- _Written task_
Leave the pictures out and quote every line from the start of the listing to the line with "d3.symbolTriangle, triDown, diamond];", inclusive.
□ □ □ □
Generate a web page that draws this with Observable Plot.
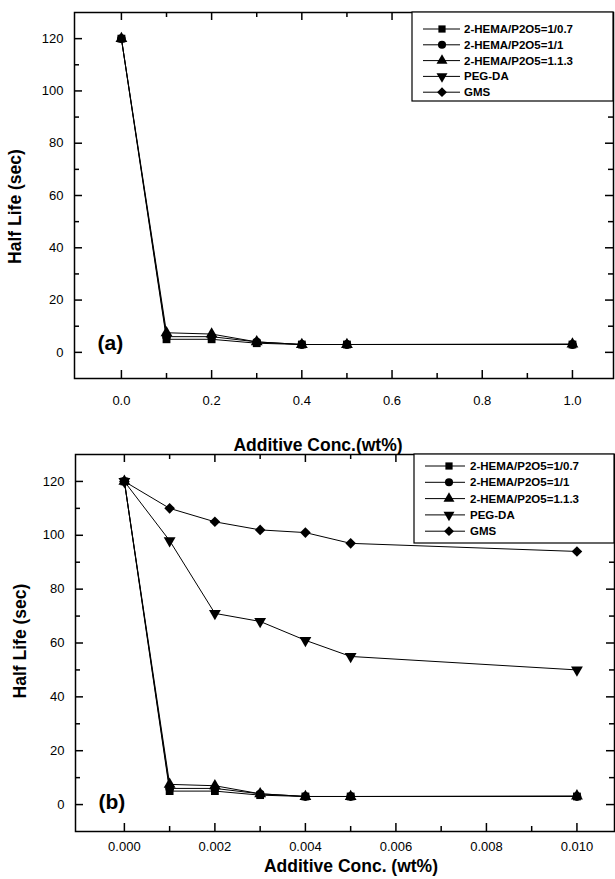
<!DOCTYPE html>
<html><head><meta charset="utf-8">
<script src="https://cdn.jsdelivr.net/npm/d3@7"></script>
<script src="https://cdn.jsdelivr.net/npm/@observablehq/plot@0.6"></script>
<style>
body{margin:0;background:#fff;}
#wrap{position:relative;width:615px;height:879px;overflow:hidden;background:#fff;font-family:"Liberation Sans",Arial,sans-serif;}
.panel{position:relative;width:615px;}
.panel svg{display:block;}
.legend{position:absolute;left:0;top:0;}
</style></head><body><div id="wrap"></div>
<script>
// ---- data ----
const seriesNames = ["2-HEMA/P2O5=1/0.7", "2-HEMA/P2O5=1/1", "2-HEMA/P2O5=1.1.3", "PEG-DA", "GMS"];
const concA = [0, 0.1, 0.2, 0.3, 0.4, 0.5, 1.0];
const concB = [0, 0.001, 0.002, 0.003, 0.004, 0.005, 0.010];
const hema107 = [120, 5, 5, 3.5, 3, 3, 3];
const hema11  = [120, 6, 6, 4, 3, 3, 3];
const hema113 = [120, 7.5, 7, 4, 3, 3, 3.2];
const pegda   = [120, 98, 71, 68, 61, 55, 50];
const gms     = [120, 110, 105, 102, 101, 97, 94];
const yMajor = [0, 20, 40, 60, 80, 100, 120];
const yMinor = [10, 30, 50, 70, 90, 110];
const xMajorA = [0, 0.2, 0.4, 0.6, 0.8, 1.0];
const xMinorA = [0.1, 0.3, 0.5, 0.7, 0.9];
const xMajorB = [0, 0.002, 0.004, 0.006, 0.008, 0.010];
const xMinorB = [0.001, 0.003, 0.005, 0.007, 0.009];
const xTitleA = "Additive Conc.(wt%)";
const xTitleB = "Additive Conc. (wt%)";
const yTitle = "Half Life (sec)";

// ---- symbols ----
const triDown = {draw(ctx, size) {
  const y = -Math.sqrt(size / (Math.sqrt(3) * 3));
  ctx.moveTo(0, -y * 2);
  ctx.lineTo(Math.sqrt(3) * y, y);
  ctx.lineTo(-Math.sqrt(3) * y, y);
  ctx.closePath();
}};
const diamond = {draw(ctx, size) {
  const r = Math.sqrt(size) * 0.68;
  ctx.moveTo(0, -r); ctx.lineTo(r, 0); ctx.lineTo(0, r); ctx.lineTo(-r, 0); ctx.closePath();
}};
const plotSymbols = ["square", "circle", "triangle", triDown, diamond];
const d3Symbols = [d3.symbolSquare, d3.symbolCircle, d3.symbolTriangle, triDown, diamond];

function rows(xs, seriesValues) {
  const out = [];
  seriesValues.forEach((vals, s) => vals.forEach((v, i) => out.push({series: seriesNames[s], si: s, x: xs[i], y: v})));
  return out;
}

const MAJ = 8, MIN = 5;
function makePanel(cfg) {
  const data = rows(cfg.xs, cfg.series);
  const pw = 615 - cfg.ml - cfg.mr;
  const ph = cfg.height - cfg.mt - cfg.mb;
  const tk = {stroke: "black", strokeWidth: 1.5};
  const marks = [
    // inward ticks on all four sides
    Plot.ruleY(yMajor, {y: d => d, insetRight: pw - MAJ, ...tk}),
    Plot.ruleY(yMinor, {y: d => d, insetRight: pw - MIN, ...tk}),
    Plot.ruleY(yMajor, {y: d => d, insetLeft: pw - MAJ, ...tk}),
    Plot.ruleY(yMinor, {y: d => d, insetLeft: pw - MIN, ...tk}),
    Plot.ruleX(cfg.xMajor, {x: d => d, insetTop: ph - MAJ, ...tk}),
    Plot.ruleX(cfg.xMinor, {x: d => d, insetTop: ph - MIN, ...tk}),
    Plot.ruleX(cfg.xMajor, {x: d => d, insetBottom: ph - MAJ, ...tk}),
    Plot.ruleX(cfg.xMinor, {x: d => d, insetBottom: ph - MIN, ...tk}),
    Plot.frame({stroke: "black", strokeWidth: 1.5}),
    Plot.axisY(yMajor, {anchor: "left", tickSize: 0, tickPadding: 11, fontSize: 13, label: null}),
    Plot.axisX(cfg.xMajor, {anchor: "bottom", tickSize: 0, tickPadding: cfg.xPad, fontSize: 13, tickFormat: cfg.fmt, label: null}),
    Plot.line(data, {x: "x", y: "y", z: "series", stroke: "black", strokeWidth: 1}),
  ];
  cfg.series.forEach((vals, s) => {
    marks.push(Plot.dot(data.filter(d => d.si === s), {x: "x", y: "y", symbol: plotSymbols[s], fill: "black", stroke: "none", r: 4.4}));
  });
  marks.push(
    Plot.text([cfg.xTitle], {frameAnchor: "bottom", dx: cfg.xtdx, dy: cfg.xtdy, lineAnchor: "middle", textAnchor: "middle", fontSize: 17.5, fontWeight: "bold"}),
    Plot.text([yTitle], {frameAnchor: "left", rotate: -90, dx: cfg.ytdx, dy: cfg.ytdy, lineAnchor: "middle", textAnchor: "middle", fontSize: 17.5, fontWeight: "bold"}),
    Plot.text([cfg.tag], {frameAnchor: "bottom-left", dx: 23, dy: cfg.tagdy, textAnchor: "start", lineAnchor: "middle", fontSize: 21, fontWeight: "bold"})
  );
  const chart = Plot.plot({
    width: 615, height: cfg.height,
    marginTop: cfg.mt, marginBottom: cfg.mb, marginLeft: cfg.ml, marginRight: cfg.mr,
    x: {domain: cfg.xDomain},
    y: {domain: [-10, 130]},
    style: {fontFamily: "'Liberation Sans', Arial, sans-serif", fontSize: "13px", color: "black", background: "transparent", overflow: "visible"},
    marks
  });
  const div = document.createElement("div");
  div.className = "panel";
  div.style.height = cfg.height + "px";
  div.appendChild(chart);

  // legend
  const lg = cfg.legend;
  const svg = d3.select(div).append("svg").attr("class", "legend").attr("width", 615).attr("height", cfg.height);
  svg.append("rect").attr("x", lg.x0).attr("y", lg.y0).attr("width", lg.x1 - lg.x0).attr("height", lg.y1 - lg.y0)
    .attr("fill", "white").attr("stroke", "black").attr("stroke-width", 1.2);
  seriesNames.forEach((name, i) => {
    const y = lg.first + i * lg.step;
    svg.append("line").attr("x1", lg.l0).attr("x2", lg.l1).attr("y1", y).attr("y2", y).attr("stroke", "black").attr("stroke-width", 1);
    svg.append("path").attr("d", d3.symbol().type(d3Symbols[i]).size(52)()).attr("transform", `translate(${lg.mx},${y})`).attr("fill", "black");
    svg.append("text").attr("x", lg.tx).attr("y", y).attr("dy", "0.35em").attr("font-size", 11.5).attr("font-weight", "bold")
      .attr("font-family", "'Liberation Sans', Arial, sans-serif").text(name);
  });
  return div;
}

const wrap = document.getElementById("wrap");
wrap.appendChild(makePanel({
  xs: concA, series: [hema107, hema11, hema113],
  xMajor: xMajorA, xMinor: xMinorA, fmt: ".1f", xDomain: [-0.104, 1.091],
  height: 452, mt: 12, mb: 74, ml: 74, mr: 2, xPad: 17,
  xTitle: xTitleA, xtdx: -26, xtdy: 67, ytdx: -59, ytdy: 11, tag: "(a)", tagdy: -35,
  legend: {x0: 412, x1: 613, y0: 12, y1: 101, first: 29, step: 15.8, l0: 423, l1: 460, mx: 442, tx: 464}
}));
wrap.appendChild(makePanel({
  xs: concB, series: [hema107, hema11, hema113, pegda, gms],
  xMajor: xMajorB, xMinor: xMinorB, fmt: ".3f", xDomain: [-0.00108, 0.01083],
  height: 427, mt: 2, mb: 48, ml: 75, mr: 1, xPad: 10,
  xTitle: xTitleB, xtdx: 6, xtdy: 35, ytdx: -55, ytdy: -2, tag: "(b)", tagdy: -29,
  legend: {x0: 414, x1: 614, y0: 2, y1: 91, first: 14, step: 16.3, l0: 425, l1: 465, mx: 449, tx: 470}
}));
</script>
</body></html>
□ □ □ □
- _Result for this exercise_
Generate a web page that draws this with Observable Plot.
<!DOCTYPE html>
<html><head><meta charset="utf-8">
<script src="https://cdn.jsdelivr.net/npm/d3@7"></script>
<script src="https://cdn.jsdelivr.net/npm/@observablehq/plot@0.6"></script>
<style>
body{margin:0;background:#fff;}
#wrap{position:relative;width:615px;height:879px;overflow:hidden;background:#fff;font-family:"Liberation Sans",Arial,sans-serif;}
.panel{position:relative;width:615px;}
.panel svg{display:block;}
.legend{position:absolute;left:0;top:0;}
</style></head><body><div id="wrap"></div>
<script>
// ---- data ----
const seriesNames = ["2-HEMA/P2O5=1/0.7", "2-HEMA/P2O5=1/1", "2-HEMA/P2O5=1.1.3", "PEG-DA", "GMS"];
const concA = [0, 0.1, 0.2, 0.3, 0.4, 0.5, 1.0];
const concB = [0, 0.001, 0.002, 0.003, 0.004, 0.005, 0.010];
const hema107 = [120, 5, 5, 3.5, 3, 3, 3];
const hema11  = [120, 6, 6, 4, 3, 3, 3];
const hema113 = [120, 7.5, 7, 4, 3, 3, 3.2];
const pegda   = [120, 98, 71, 68, 61, 55, 50];
const gms     = [120, 110, 105, 102, 101, 97, 94];
const yMajor = [0, 20, 40, 60, 80, 100, 120];
const yMinor = [10, 30, 50, 70, 90, 110];
const xMajorA = [0, 0.2, 0.4, 0.6, 0.8, 1.0];
const xMinorA = [0.1, 0.3, 0.5, 0.7, 0.9];
const xMajorB = [0, 0.002, 0.004, 0.006, 0.008, 0.010];
const xMinorB = [0.001, 0.003, 0.005, 0.007, 0.009];
const xTitleA = "Additive Conc.(wt%)";
const xTitleB = "Additive Conc. (wt%)";
const yTitle = "Half Life (sec)";

// ---- symbols ----
const triDown = {draw(ctx, size) {
  const y = -Math.sqrt(size / (Math.sqrt(3) * 3));
  ctx.moveTo(0, -y * 2);
  ctx.lineTo(Math.sqrt(3) * y, y);
  ctx.lineTo(-Math.sqrt(3) * y, y);
  ctx.closePath();
}};
const diamond = {draw(ctx, size) {
  const r = Math.sqrt(size) * 0.68;
  ctx.moveTo(0, -r); ctx.lineTo(r, 0); ctx.lineTo(0, r); ctx.lineTo(-r, 0); ctx.closePath();
}};
const plotSymbols = ["square", "circle", "triangle", triDown, diamond];
const d3Symbols = [d3.symbolSquare, d3.symbolCircle, d3.symbolTriangle, triDown, diamond];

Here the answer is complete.